Count Words Obtained After Adding a Letter

What is this problem about?

The Count Words Obtained After Adding a Letter interview question gives you two lists of strings: startWords and targetWords. For each word in targetWords, you want to see if it can be formed by:

1. Choosing a word from startWords.
2. Appending one additional character (not already in the start word).
3. Rearranging the characters into any order. You need to count how many words in targetWords can be obtained this way.

Why is this asked in interviews?

Google uses this Hash Table and Bit Manipulation interview pattern to evaluate your ability to handle sets and permutations efficiently. Since the order of letters doesn't matter, it's about set membership. The challenge is to avoid O(N*M) string comparisons and use an O(N+M) approach with clever encoding.

Algorithmic pattern used

The problem is best solved using Bitmasking or Sorting with a Hash Set.

1. Bitmasking: Since words only contain lowercase English letters, represent each startWord as a 26-bit integer (bitmask). Store all start masks in a Hash Set.
2. Processing Targets: For each targetWord, generate its bitmask.
3. Check Condition: For each character in the targetWord, create a "candidate mask" by removing that character's bit. If this candidate mask exists in the startWords set, the target is obtainable.

Example explanation

startWords = ["abc"], targetWords = ["abcd", "abce"]

1. "abc" mask: 0...0111 (bits for a, b, c). Set: {7}.
2. Target "abcd":
   • Remove 'a': mask for "bcd". Not in set.
   • Remove 'd': mask for "abc". In set! (Match found).
3. Target "abce":
   • Remove 'e': mask for "abc". In set! (Match found). Result: 2.

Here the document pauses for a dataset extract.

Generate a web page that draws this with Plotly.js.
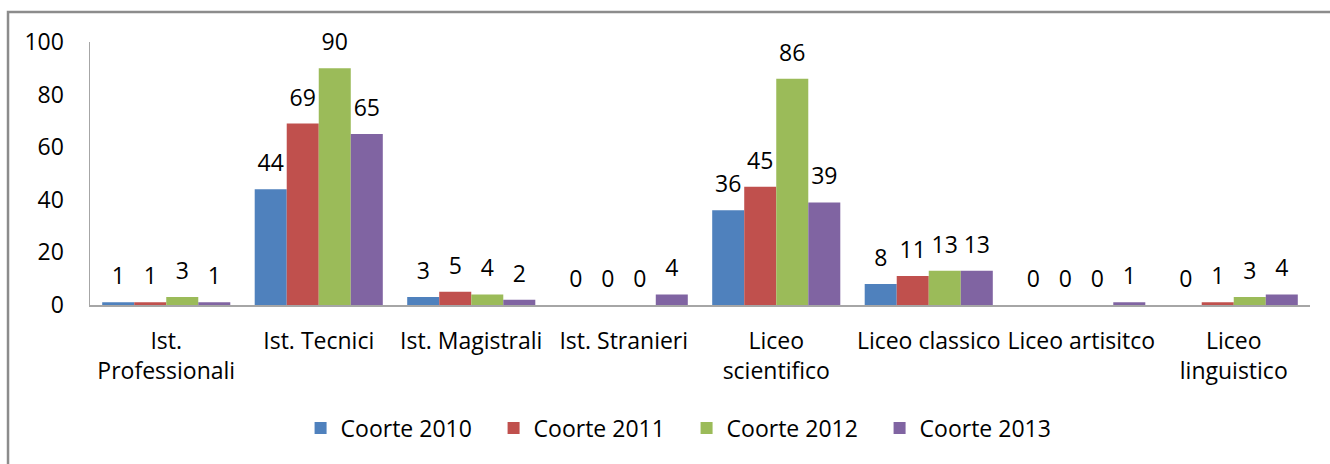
<!DOCTYPE html>
<html>
<head>
<meta charset="utf-8">
<script src="https://cdn.plot.ly/plotly-3.0.1.min.js"></script>
<style>
html,body{margin:0;padding:0;background:#fff;}
#chart{width:1330px;height:464px;}
</style>
</head>
<body>
<div id="chart"></div>
<script>
const categories = ["Ist.<br>Professionali", "Ist. Tecnici", "Ist. Magistrali", "Ist. Stranieri",
  "Liceo<br>scientifico", "Liceo classico", "Liceo artisitco", "Liceo<br>linguistico"];
const seriesNames = ["Coorte 2010", "Coorte 2011", "Coorte 2012", "Coorte 2013"];
const coorte2010 = [1, 44, 3, 0, 36, 8, 0, 0];
const coorte2011 = [1, 69, 5, 0, 45, 11, 0, 1];
const coorte2012 = [3, 90, 4, 0, 86, 13, 0, 3];
const coorte2013 = [1, 65, 2, 4, 39, 13, 1, 4];
const seriesValues = [coorte2010, coorte2011, coorte2012, coorte2013];
const colors = ["#4F81BD", "#C0504D", "#9BBB59", "#8064A2"];

const FONT = "Open Sans, Liberation Sans, sans-serif";
const FS = 23;
const traces = [];
seriesValues.forEach((vals, i) => {
  traces.push({
    type: "bar", name: seriesNames[i], x: categories, y: vals,
    marker: {color: colors[i]}, offsetgroup: "g" + i, hoverinfo: "none"
  });
});
seriesValues.forEach((vals, i) => {
  traces.push({
    type: "scatter", mode: "markers+text", x: categories, y: vals,
    text: vals.map(String), textposition: "top center",
    textfont: {family: FONT, size: FS, color: "#000"},
    marker: {size: 18, opacity: 0, color: colors[i]}, showlegend: false,
    offsetgroup: "g" + i, cliponaxis: false, hoverinfo: "none"
  });
});

const layout = {
  width: 1330, height: 464,
  margin: {l: 90, r: 20, t: 42, b: 159},
  paper_bgcolor: "#fff", plot_bgcolor: "#fff",
  font: {family: FONT, size: FS, color: "#000"},
  barmode: "group", bargap: 0.16, bargroupgap: 0,
  scattermode: "group", scattergap: 0.16,
  showlegend: true,
  legend: {orientation: "h", x: 0.489, xanchor: "center", y: -0.468, yanchor: "middle",
    font: {family: FONT, size: 23, color: "#000"}, entrywidth: 148, traceorder: "normal"},
  xaxis: {showline: true, linecolor: "#a6a6a6", linewidth: 1.5, ticks: "", showgrid: false,
    zeroline: false, tickangle: 0, tickfont: {family: FONT, size: FS, color: "#000"}, ticklabelstandoff: 15},
  yaxis: {range: [0, 100], dtick: 20, showline: true, linecolor: "#a6a6a6", linewidth: 1.5,
    ticks: "", showgrid: false, zeroline: false, ticklabelstandoff: 20,
    tickfont: {family: FONT, size: FS, color: "#000"}},
  shapes: [{type: "rect", xref: "paper", yref: "paper", x0: -0.0672, x1: 1.03, y0: -0.65, y1: 1.114,
    line: {color: "#8c8c8c", width: 2.5}, fillcolor: "rgba(0,0,0,0)", layer: "below"}]
};
Plotly.newPlot("chart", traces, layout, {displayModeBar: false, staticPlot: true});
</script>
</body>
</html>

Common mistakes candidates make

• O(N^2) strings: Comparing every start word with every target word.
• Ignoring the "unique letter" rule: Forgetting that the added letter must not already be in the start word.
• Permutations: Trying to generate all permutations of strings instead of using sorted versions or bitmasks.

Interview preparation tip

Bitmasks are perfect for problems where character order doesn't matter and the alphabet size is small (<= 32 or 64). They allow for O(1) set operations and very low memory usage.